【若栁誉美】クラウドファンディングやサポーター制度など、さまざまな方法で一次産業を支援する仕組みが広がっている中、福島県西会津町では新たな取り組みが始まっている。それが、スマートフォンアプリを通して、米農家を支援する「石高プロジェクト」だ。
筆者は昨年秋、知人のSNS投稿でこのプロジェクトを知り、興味を持ってプロジェクトへ参加している。今回は、本プロジェクトの広報担当である、西会津地域おこし協力隊・長橋幸宏さんにお話を伺った。
米の購入や手伝いに応じて「米手形」を配布
石高プロジェクトの根幹は「西会津町の米農家を支援する」「米農家からお米を買う、単なる取引の枠を超えたい」という思いだ。

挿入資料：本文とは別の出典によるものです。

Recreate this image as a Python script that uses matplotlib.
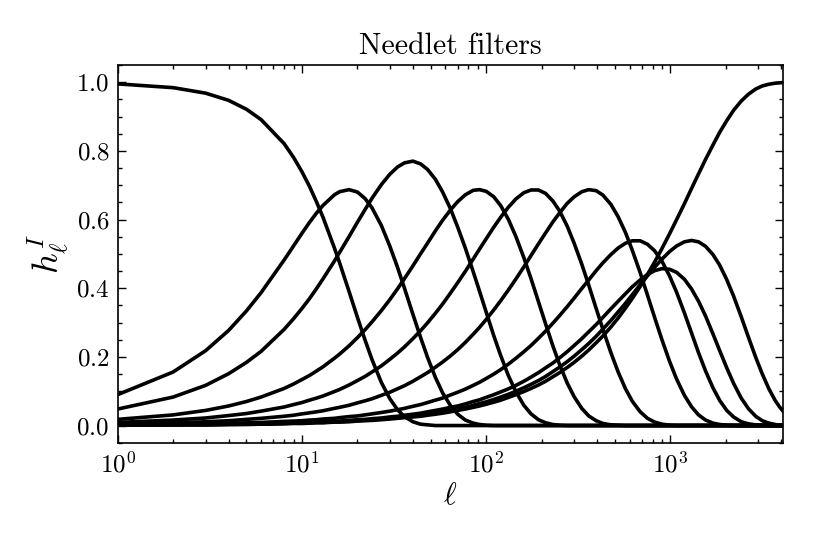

専用のスマートフォンアプリから、米ボード(米を買うための権利)を購入する。米は西会津町の農家によって育てられたもので、複数の銘柄から選択できる。そして、米の購入量に応じて、各支援者に「石高」が付与される。歴史の授業で出てきた実際の「石高」とは異なるものの、同じ単位で比べられるのでなんだか楽しい。
米の購入で入手できる「米ボード」に加え、SNSで石高プロジェクトを広めたり、西会津町でのボランティアに参加して農作業を手伝ったりした場合は、「人足ボード」が付与される。この2種類の「ボード」に応じて、毎年秋に、各銘柄の収穫量に応じて米と引き換えができる「米手形」が配布される。この米手形と交換することで、支援者の手元に米が届く。
支援に応じて増えていく石高を眺めるのは、純粋に楽しい。この「楽しい」は、持続する上で必要なこと。応援する側は「なんだか楽しい」で農家を支援でき、応援される農家側は「生産品の買取先がすでに決まっている」というメリットもある。
米本位制の発想から、デジタル地域通貨を開発
「石高プロジェクト」の企画のきっかけは、2022年の冬に、東京大学の鈴木寛教授が西会津町をフィールドワークで訪れたことだ 。その際、耕作放棄地・高齢化で担い手がいない農家さんと「何かあった時に、お米を配れる、疎開のようなことができる場所があるのが大切」という話になった。昔のように米を蓄える、石高=資源を持っている、頼れる仲間がいる、場所があるという大切さ。
米本位制の時代の社会の成り立ちは現代でいうところの地域通貨とも置き換えられることから、デジタル地域通貨を作れないか、という話に。西会津町の最高デジタル責任者(CDO)藤井靖史さんに相談があり、株式会社クエストリーのプロトコルを利用した、現在の「石高プロジェクト」のベースが立ち上がる。西会津町長にもプレゼンを行い、2023年6月から町の事業としてスタートした。
地域と繋がる新しいかたち。石高プロジェクトの挑戦
石高プロジェクトでは、「石高」を一つの軸として、地域とつながり、関係を深めていく関係人口を増やすことが目的のひとつ。離れた場所に住んでいても、地域にゆかりや共感を感じ、「また訪れたい」「応援したい」と思ってもらえる人たちを増やすことが目標。単に「お米を買う」という行動に留まらず、その先にある地域の未来を繋ぐ活動を重視している。西会津町での稲刈りイベント、東京での新米試食イベントなど、多方面からつながりを作るアプローチを仕掛けている。
「石高プロジェクトを通じて、西会津の魅力や活動を広く発信し、地域の未来を共に楽しみ、創り上げていける仲間を増やしていきたいと思っています。消費者として、というよりは、運命共同体のような関わりを作りたい。この取り組みをきっかけに、新たな地域とのつながりをぜひ感じてみてください」と長橋さんは語った。